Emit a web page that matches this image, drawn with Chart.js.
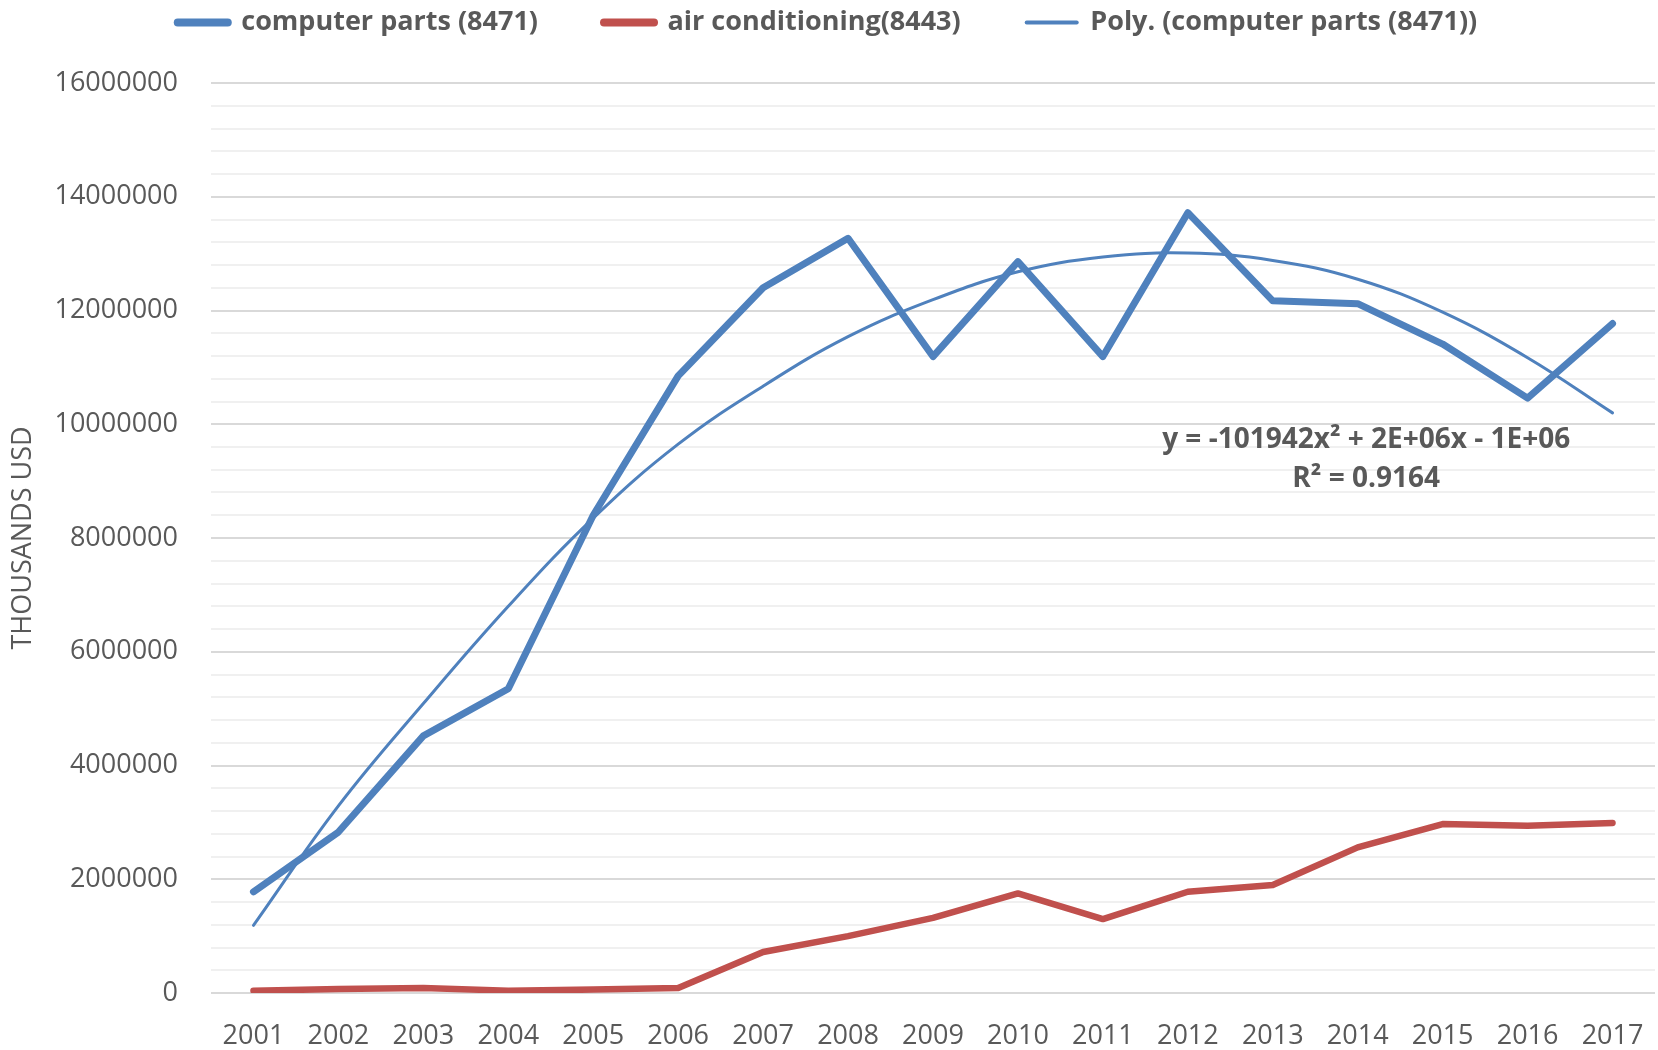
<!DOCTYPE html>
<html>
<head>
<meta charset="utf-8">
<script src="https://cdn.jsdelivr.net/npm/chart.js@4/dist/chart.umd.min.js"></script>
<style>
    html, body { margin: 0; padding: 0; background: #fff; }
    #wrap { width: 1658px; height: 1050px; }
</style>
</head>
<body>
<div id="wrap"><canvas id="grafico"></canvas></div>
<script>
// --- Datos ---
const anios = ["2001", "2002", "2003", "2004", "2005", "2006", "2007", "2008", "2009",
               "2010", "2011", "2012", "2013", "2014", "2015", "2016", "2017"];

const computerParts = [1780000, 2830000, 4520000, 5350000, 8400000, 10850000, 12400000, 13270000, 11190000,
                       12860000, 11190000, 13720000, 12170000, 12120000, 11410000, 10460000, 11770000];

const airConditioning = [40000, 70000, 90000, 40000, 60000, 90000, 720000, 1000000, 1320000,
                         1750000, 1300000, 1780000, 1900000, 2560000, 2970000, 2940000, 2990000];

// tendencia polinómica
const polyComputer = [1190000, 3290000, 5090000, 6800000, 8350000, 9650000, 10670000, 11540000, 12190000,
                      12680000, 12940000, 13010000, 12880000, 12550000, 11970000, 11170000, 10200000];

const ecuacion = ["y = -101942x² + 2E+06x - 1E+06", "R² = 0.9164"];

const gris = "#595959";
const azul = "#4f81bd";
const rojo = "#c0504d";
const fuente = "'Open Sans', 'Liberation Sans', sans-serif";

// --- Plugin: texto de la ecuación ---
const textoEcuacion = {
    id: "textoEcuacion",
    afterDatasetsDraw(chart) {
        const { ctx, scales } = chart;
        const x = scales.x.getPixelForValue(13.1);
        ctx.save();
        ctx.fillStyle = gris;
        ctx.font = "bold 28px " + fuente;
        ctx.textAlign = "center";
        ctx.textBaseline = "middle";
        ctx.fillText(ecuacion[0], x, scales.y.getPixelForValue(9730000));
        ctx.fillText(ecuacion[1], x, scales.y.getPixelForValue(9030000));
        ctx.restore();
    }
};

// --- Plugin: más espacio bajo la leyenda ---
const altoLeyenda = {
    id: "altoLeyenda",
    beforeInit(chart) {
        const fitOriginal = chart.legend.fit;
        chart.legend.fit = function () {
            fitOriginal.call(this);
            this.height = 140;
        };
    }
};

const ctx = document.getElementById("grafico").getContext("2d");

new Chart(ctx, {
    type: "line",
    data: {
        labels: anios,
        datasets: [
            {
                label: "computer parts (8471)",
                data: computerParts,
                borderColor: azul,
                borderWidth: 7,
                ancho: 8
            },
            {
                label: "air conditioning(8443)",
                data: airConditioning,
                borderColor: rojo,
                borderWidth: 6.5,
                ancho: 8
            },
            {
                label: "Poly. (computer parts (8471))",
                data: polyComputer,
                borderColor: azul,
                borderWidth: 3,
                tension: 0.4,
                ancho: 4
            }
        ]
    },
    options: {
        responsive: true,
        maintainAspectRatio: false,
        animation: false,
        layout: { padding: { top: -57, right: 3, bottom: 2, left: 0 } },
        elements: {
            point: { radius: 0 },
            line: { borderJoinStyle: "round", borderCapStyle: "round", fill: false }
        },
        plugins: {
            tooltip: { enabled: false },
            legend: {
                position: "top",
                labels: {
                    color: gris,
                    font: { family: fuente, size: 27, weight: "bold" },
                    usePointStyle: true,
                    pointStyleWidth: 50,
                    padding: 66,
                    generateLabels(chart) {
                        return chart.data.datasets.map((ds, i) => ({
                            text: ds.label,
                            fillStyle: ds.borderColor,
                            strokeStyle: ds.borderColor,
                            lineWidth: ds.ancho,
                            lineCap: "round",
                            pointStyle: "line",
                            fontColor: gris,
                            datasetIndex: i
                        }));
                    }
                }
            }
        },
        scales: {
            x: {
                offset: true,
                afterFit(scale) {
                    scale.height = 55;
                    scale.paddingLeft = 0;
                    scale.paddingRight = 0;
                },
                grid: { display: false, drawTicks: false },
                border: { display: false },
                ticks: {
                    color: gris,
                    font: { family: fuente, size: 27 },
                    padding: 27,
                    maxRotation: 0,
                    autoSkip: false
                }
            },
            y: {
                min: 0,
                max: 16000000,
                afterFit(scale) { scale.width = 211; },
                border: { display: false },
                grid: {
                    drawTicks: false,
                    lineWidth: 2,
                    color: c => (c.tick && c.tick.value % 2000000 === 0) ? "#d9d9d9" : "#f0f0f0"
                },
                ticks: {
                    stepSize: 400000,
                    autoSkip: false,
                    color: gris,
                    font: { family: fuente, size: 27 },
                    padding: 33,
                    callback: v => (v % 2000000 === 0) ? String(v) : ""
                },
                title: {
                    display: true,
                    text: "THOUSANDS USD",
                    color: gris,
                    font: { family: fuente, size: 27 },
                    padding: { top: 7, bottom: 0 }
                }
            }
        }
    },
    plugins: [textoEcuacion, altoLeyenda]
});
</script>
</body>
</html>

--------

• **What needs to be done**:
Return to the listing above and set it down exactly, leaving out its pictures.

• **Worked solution**:
Emit a web page that matches this image, drawn with Chart.js.
<!DOCTYPE html>
<html>
<head>
<meta charset="utf-8">
<script src="https://cdn.jsdelivr.net/npm/chart.js@4/dist/chart.umd.min.js"></script>
<style>
    html, body { margin: 0; padding: 0; background: #fff; }
    #wrap { width: 1658px; height: 1050px; }
</style>
</head>
<body>
<div id="wrap"><canvas id="grafico"></canvas></div>
<script>
// --- Datos ---
const anios = ["2001", "2002", "2003", "2004", "2005", "2006", "2007", "2008", "2009",
               "2010", "2011", "2012", "2013", "2014", "2015", "2016", "2017"];

const computerParts = [1780000, 2830000, 4520000, 5350000, 8400000, 10850000, 12400000, 13270000, 11190000,
                       12860000, 11190000, 13720000, 12170000, 12120000, 11410000, 10460000, 11770000];

const airConditioning = [40000, 70000, 90000, 40000, 60000, 90000, 720000, 1000000, 1320000,
                         1750000, 1300000, 1780000, 1900000, 2560000, 2970000, 2940000, 2990000];

// tendencia polinómica
const polyComputer = [1190000, 3290000, 5090000, 6800000, 8350000, 9650000, 10670000, 11540000, 12190000,
                      12680000, 12940000, 13010000, 12880000, 12550000, 11970000, 11170000, 10200000];

const ecuacion = ["y = -101942x² + 2E+06x - 1E+06", "R² = 0.9164"];

const gris = "#595959";
const azul = "#4f81bd";
const rojo = "#c0504d";
const fuente = "'Open Sans', 'Liberation Sans', sans-serif";

// --- Plugin: texto de la ecuación ---
const textoEcuacion = {
    id: "textoEcuacion",
    afterDatasetsDraw(chart) {
        const { ctx, scales } = chart;
        const x = scales.x.getPixelForValue(13.1);
        ctx.save();
        ctx.fillStyle = gris;
        ctx.font = "bold 28px " + fuente;
        ctx.textAlign = "center";
        ctx.textBaseline = "middle";
        ctx.fillText(ecuacion[0], x, scales.y.getPixelForValue(9730000));
        ctx.fillText(ecuacion[1], x, scales.y.getPixelForValue(9030000));
        ctx.restore();
    }
};

// --- Plugin: más espacio bajo la leyenda ---
const altoLeyenda = {
    id: "altoLeyenda",
    beforeInit(chart) {
        const fitOriginal = chart.legend.fit;
        chart.legend.fit = function () {
            fitOriginal.call(this);
            this.height = 140;
        };
    }
};

const ctx = document.getElementById("grafico").getContext("2d");

new Chart(ctx, {
    type: "line",
    data: {
        labels: anios,
        datasets: [
            {
                label: "computer parts (8471)",
                data: computerParts,
                borderColor: azul,
                borderWidth: 7,
                ancho: 8
            },
            {
                label: "air conditioning(8443)",
                data: airConditioning,
                borderColor: rojo,
                borderWidth: 6.5,
                ancho: 8
            },
            {
                label: "Poly. (computer parts (8471))",
                data: polyComputer,
                borderColor: azul,
                borderWidth: 3,
                tension: 0.4,
                ancho: 4
            }
        ]
    },
    options: {
        responsive: true,
        maintainAspectRatio: false,
        animation: false,
        layout: { padding: { top: -57, right: 3, bottom: 2, left: 0 } },
        elements: {
            point: { radius: 0 },
            line: { borderJoinStyle: "round", borderCapStyle: "round", fill: false }
        },
        plugins: {
            tooltip: { enabled: false },
            legend: {
                position: "top",
                labels: {
                    color: gris,
                    font: { family: fuente, size: 27, weight: "bold" },
                    usePointStyle: true,
                    pointStyleWidth: 50,
                    padding: 66,
                    generateLabels(chart) {
                        return chart.data.datasets.map((ds, i) => ({
                            text: ds.label,
                            fillStyle: ds.borderColor,
                            strokeStyle: ds.borderColor,
                            lineWidth: ds.ancho,
                            lineCap: "round",
                            pointStyle: "line",
                            fontColor: gris,
                            datasetIndex: i
                        }));
                    }
                }
            }
        },
        scales: {
            x: {
                offset: true,
                afterFit(scale) {
                    scale.height = 55;
                    scale.paddingLeft = 0;
                    scale.paddingRight = 0;
                },
                grid: { display: false, drawTicks: false },
                border: { display: false },
                ticks: {
                    color: gris,
                    font: { family: fuente, size: 27 },
                    padding: 27,
                    maxRotation: 0,
                    autoSkip: false
                }
            },
            y: {
                min: 0,
                max: 16000000,
                afterFit(scale) { scale.width = 211; },
                border: { display: false },
                grid: {
                    drawTicks: false,
                    lineWidth: 2,
                    color: c => (c.tick && c.tick.value % 2000000 === 0) ? "#d9d9d9" : "#f0f0f0"
                },
                ticks: {
                    stepSize: 400000,
                    autoSkip: false,
                    color: gris,
                    font: { family: fuente, size: 27 },
                    padding: 33,
                    callback: v => (v % 2000000 === 0) ? String(v) : ""
                },
                title: {
                    display: true,
                    text: "THOUSANDS USD",
                    color: gris,
                    font: { family: fuente, size: 27 },
                    padding: { top: 7, bottom: 0 }
                }
            }
        }
    },
    plugins: [textoEcuacion, altoLeyenda]
});
</script>
</body>
</html>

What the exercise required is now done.